An outage of your applications or infrastructure feels like a storm crashing into your organization. But, with a proper DevOps on-call in place, you’ll be able to weather the storm and quickly get back into the sunshine.
In today’s 24/7 – 365 environment, efficiency and speed are crucial when addressing an outage, from the second you receive a notification. Agile organizations no longer rely on tiered structures of support for varying severity of issues, instead, with the velocity of a modern organization a lightweight and integrated approach is required.
On-call can be a miserable experience for employees. But, with the right expectations and proper assignment of responsibilities, you can reduce burnout and make your organization more resilient to severe outages.
Integrate Development Crews
As DevOps engineers, developers act as our customers or internal stakeholders. They rely on our tools and automation to deliver code quickly and reliably across different environments and at any time. We want to keep a customer-service focus to resolve developer’s issues as fast as possible, be it updating secrets, addressing outages, or possessing resilient infrastructure.

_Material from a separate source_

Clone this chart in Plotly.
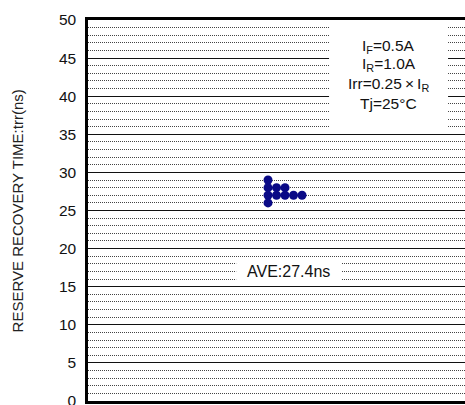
import plotly.graph_objects as go
from collections import defaultdict

# ---- data ----
trr_values = [29, 28, 28, 28, 27, 27, 27, 27, 27, 26]  # ns, one per device
y_ticks = [0, 5, 10, 15, 20, 25, 30, 35, 40, 45, 50]
y_title = "RESERVE RECOVERY TIME:trr(ns)"
cond_lines = ["I<sub>F</sub>=0.5A", "I<sub>R</sub>=1.0A", "Irr=0.25\u2009×\u2009I<sub>R</sub>", "Tj=25°C"]

# dot-plot stacking: repeated values go side by side
counts = defaultdict(int)
xs, ys = [], []
for v in trr_values:
    xs.append(counts[v])
    ys.append(v)
    counts[v] += 1
ave = sum(trr_values) / len(trr_values)

FONT = "Liberation Sans, Arial, Helvetica, sans-serif"

fig = go.Figure()
fig.add_trace(go.Scatter(
    x=xs, y=ys, mode="markers",
    marker=dict(size=9, color="#0a0a86", line=dict(width=0)),
    hoverinfo="y", showlegend=False,
))

# white boxes hiding the grid behind the labels
fig.add_shape(type="rect", xref="paper", yref="y", x0=0.636, x1=0.95, y0=35.4, y1=49.8,
              fillcolor="white", line=dict(width=0), layer="above")
fig.add_shape(type="rect", xref="paper", yref="y", x0=0.391, x1=0.668, y0=15.5, y1=18.5,
              fillcolor="white", line=dict(width=0), layer="above")

cond_y = [46.5, 44.1, 41.6, 39.0]
for txt, yy in zip(cond_lines, cond_y):
    fig.add_annotation(text=txt, xref="paper", yref="y", x=0.794, y=yy,
                       showarrow=False, xanchor="center", yanchor="middle",
                       font=dict(family=FONT, size=15.5, color="#111"))

fig.add_annotation(text=f"AVE:{ave:.1f}ns", xref="paper", yref="y", x=0.53, y=17.0,
                   showarrow=False, xanchor="center", yanchor="middle",
                   font=dict(family=FONT, size=16, color="#111"))

fig.add_annotation(text=y_title, xref="paper", yref="paper", x=-0.185, y=0.5,
                   textangle=-90, showarrow=False, xanchor="center", yanchor="middle",
                   font=dict(family=FONT, size=15, color="#222"))

fig.update_layout(
    width=467, height=405,
    margin=dict(l=88, r=0, t=20, b=4, autoexpand=False),
    plot_bgcolor="white", paper_bgcolor="white",
    font=dict(family=FONT, size=15.5, color="#111"),
)
fig.update_xaxes(range=[-21.18, 23.41], showgrid=False, zeroline=False, automargin=False,
                 showticklabels=False, ticks="", showline=True, mirror=True,
                 linecolor="black", linewidth=2.5)
fig.update_yaxes(range=[0, 50], tickvals=y_ticks, showgrid=True, gridcolor="#111", gridwidth=1,
                 zeroline=False, showline=True, mirror=False, linecolor="black", linewidth=2.5,
                 ticks="", ticklabelstandoff=6, automargin=False, ticklabeloverflow="allow",
                 tickfont=dict(family=FONT, size=15.5, color="#111"),
                 minor=dict(dtick=1, showgrid=True, gridcolor="#444", gridwidth=1, griddash="1px,1px"))

fig.write_html("out.html", config={"displayModeBar": False},
               post_script="document.body.style.margin='0';document.body.style.overflow='hidden';")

Often, the best person to debug issues is the person that wrote the code themselves. Customers are highly likely to understand what behaviors or outages are being impacted, and they should be integrated into an on-call response team. Coupled with monitoring tools for both DevOps and the developers, your organization can recover quickly from outages and limit the amount of time spent on those dreaded late-night calls.
Implement Extreme Ownership
Involving the developers right off the bat knocks down any silos that exist between the different roles, delivering instant insights beyond just a log to any issues found. In a development sprint, if the developers know they’re solely responsible for any errors caused by their code, extreme ownership takes over, driving best practices and ensuring they’re double or triple-checking their code when it’s deployed.

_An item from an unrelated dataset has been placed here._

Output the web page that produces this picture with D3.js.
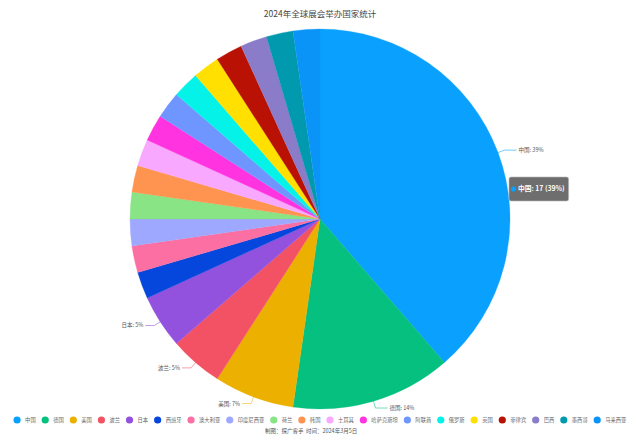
<!DOCTYPE html>
<html><head><meta charset="utf-8">
<script src="https://cdn.jsdelivr.net/npm/d3@7/dist/d3.min.js"></script>
<style>html,body{margin:0;padding:0;background:#fff;}svg{display:block;font-family:"Noto Sans CJK SC","Microsoft YaHei",sans-serif;}</style>
</head><body>
<svg id="c" width="640" height="439"></svg>
<script>
const title = "2024年全球展会举办国家统计";
const footer = "制图：探广客手  时间：2024年3月5日";
const countries = ["中国","德国","美国","波兰","日本","西班牙","澳大利亚","印度尼西亚","荷兰","韩国","土耳其","哈萨克斯坦","阿联酋","俄罗斯","英国","菲律宾","巴西","墨西哥","马来西亚"];
const counts = [17,6,3,2,2,1,1,1,1,1,1,1,1,1,1,1,1,1,1];
const colors = ["#0aa0fe","#05c07e","#ebb000","#f25264","#9352dd","#0546dc","#fb6fa2","#9fa8ff","#88e484","#ff9450","#f9a8ff","#ff33e0","#6f96ff","#05f2e8","#ffe000","#b91103","#8a7cc8","#0099ad","#0a94f8"];
const labeled = ["中国","德国","美国","波兰","日本"];
const tooltipCountry = "中国";

const svg = d3.select("#c");
const W = 640, cx = 320, cy = 219, R = 190;
const data = countries.map((c,i)=>({name:c, value:counts[i], color:colors[i]}));
const total = d3.sum(counts);
const color = d3.scaleOrdinal().domain(countries).range(colors);

svg.append("text").attr("x", W/2).attr("y", 17).attr("text-anchor","middle")
  .attr("font-size", 8.5).attr("fill","#464646").text(title);

const pie = d3.pie().value(d=>d.value).sort(null);
const arcs = pie(data);
const arc = d3.arc().innerRadius(0).outerRadius(R);
const g = svg.append("g").attr("transform",`translate(${cx},${cy})`);
g.selectAll("path").data(arcs).join("path")
  .attr("d", arc).attr("fill", d=>color(d.data.name))
  .attr("stroke", d=>color(d.data.name)).attr("stroke-width",0.3);

// labels
const pct = v => Math.round(v/total*100) + "%";
arcs.filter(a=>labeled.includes(a.data.name)).forEach(a=>{
  const m = (a.startAngle + a.endAngle)/2;
  const sx = Math.sin(m), sy = -Math.cos(m);
  const p0 = [sx*R, sy*R];
  const p1 = [sx*(R+7), sy*(R+7)];
  const right = sx > 0;
  const p2 = [p1[0] + (right?12:-9), p1[1]];
  g.append("polyline").attr("points",[p0,p1,p2].map(p=>p.join(",")).join(" "))
    .attr("fill","none").attr("stroke", color(a.data.name)).attr("stroke-width",0.8).attr("opacity",0.7);
  g.append("text").attr("x", p2[0] + (right?2:-2)).attr("y", p2[1])
    .attr("dy","0.35em").attr("text-anchor", right?"start":"end")
    .attr("font-size",5.5).attr("fill","#555")
    .text(`${a.data.name}: ${pct(a.data.value)}`);
});

// legend
const lg = svg.append("g");
const fs = 5.3;
const gap = 9.5;
const items = [];
let x = 0;
data.forEach(d=>{
  const t = lg.append("text").attr("font-size",fs).attr("fill","#666").attr("dy","0.35em").text(d.name);
  const w = t.node().getComputedTextLength();
  items.push({d, t, x, w});
  x += 8 + w + gap;
});
const totalW = x - gap + 3.5;
const startX = (W - totalW)/2 + 3.5;
items.forEach(it=>{
  lg.append("circle").attr("cx", startX + it.x).attr("cy", 420).attr("r",3.6).attr("fill", color(it.d.name));
  it.t.attr("x", startX + it.x + 8).attr("y", 420);
});

svg.append("text").attr("x", 265).attr("y", 431).attr("dy","0.35em")
  .attr("font-size",5.5).attr("fill","#555").attr("xml:space","preserve").text(footer);

// tooltip (static, as in reference)
const ta = arcs.find(a=>a.data.name===tooltipCountry);
const tg = svg.append("g");
const tx = 509, ty = 177;
const tt = tg.append("text").attr("font-size",6.8).attr("fill","#fff").attr("font-weight","600")
  .attr("x", tx+9).attr("y", ty+12).attr("dy","0.35em")
  .text(`${ta.data.name}: ${ta.data.value} (${pct(ta.data.value)})`);
const tw = tt.node().getComputedTextLength();
tg.insert("rect","text").attr("x",tx).attr("y",ty).attr("width", tw+13).attr("height",24).attr("rx",2)
  .attr("fill","rgba(85,85,85,0.85)").attr("stroke","#bbb").attr("stroke-width",0.6);
tg.append("circle").attr("cx",tx+4.5).attr("cy",ty+12).attr("r",2.6).attr("fill",color(ta.data.name));
</script>
</body></html>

Stop “throwing it over the wall” for DevOps to Handle
Avoid behaviors like “throwing it over the wall to DevOps to fix” by establishing a response that includes the developers themselves. Then, as your organization continues to evolve, make steady improvements by designing better checks to ensure bad code never makes it to a production environment.
Own Your Infrastructure
Developers should be on call for the code they deploy to environments when following the “you build it, you run it” model. DevOps is in turn responsible for the resiliency of environments the developers depend on. Ownership of infrastructure means identifying performance issues or outages that are impacting your applications. Complete visibility across your entire stack through effective monitoring points you in the right direction off the bat.
Work towards building systems that are “self-healing” with capabilities like auto-scaling or fail-over modes to avoid those 3 AM calls that nobody likes to attend. Depending on the impact, having a window where the environments are still functioning in a failure state leads to happier engineers – and lessens the urgency and potential impact of a non-functioning system.
Give Developers the Keys
Developers also need access to monitoring tools across their entire application stack. Deliver focused dashboards that don’t display details that aren’t part of their responsibility. These more than likely will be significantly different from what you as an engineer view day-to-day.

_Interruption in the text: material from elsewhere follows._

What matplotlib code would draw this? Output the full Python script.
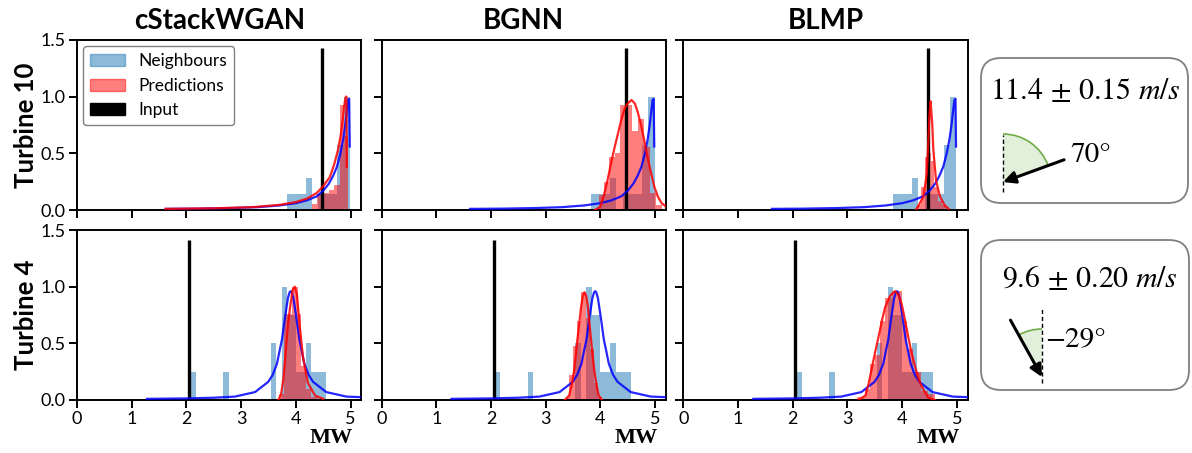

Imagine how much easier troubleshooting will be with a focused log right on a specific application component. Most of the time, the developers can resolve the issue themselves with good error logging and monitoring. These methods also keep most of the application-related issues away from the engineering and support teams.
Developers should be responsible for the code they’re deploying. Furthermore, they should have the access and ability to perform base-level DevOps tasks themselves. A critical part of DevOps is delivering feedback from builds through logs. Developers need to be able to use and understand these logs in order to problem-solve.
If developers can re-trigger builds, are trained on reading logs, and can generate their secrets seamlessly, you’re on the right track to eliminating the number and duration of those dreaded late-night calls.
Every developer should be well-versed in the DevOps tools stack and perform light troubleshooting and self-govern the quality of code they’re sending to environments.
Continually Improve Your on-call Response
When working with developers on-call, start mapping out and recognizing common issues. Begin taking note of where the developers are running into problems and strengthen the people and processes to continually refine the way that issues are handled.
Find those developers that are promoters of a shared responsibility process and listen to their feedback. Mold your systems and people to handle issues either on their own or with DevOps, side-by-side. Eliminate the mentality of throwing issues over the wall and build partnerships with the developers to deliver better systems.
As you continue to evolve and improve your DevOps tools, you’ll start seeing fewer and fewer impacts to systems at the wrong times, therefore making production deployments, or day-to-day development, more resilient to outages.
Ideally, as an organization, you want to strive towards eliminating these late-night on-call situations. Whether improving the pipelines, making your infrastructure self-healing and resilient, or enabling a comprehensive testing framework, build your developers’ skills and knowledge when it comes to their DevOps tools to build a team with clear responsibilities and shared responsibilities objectives to weather any storm.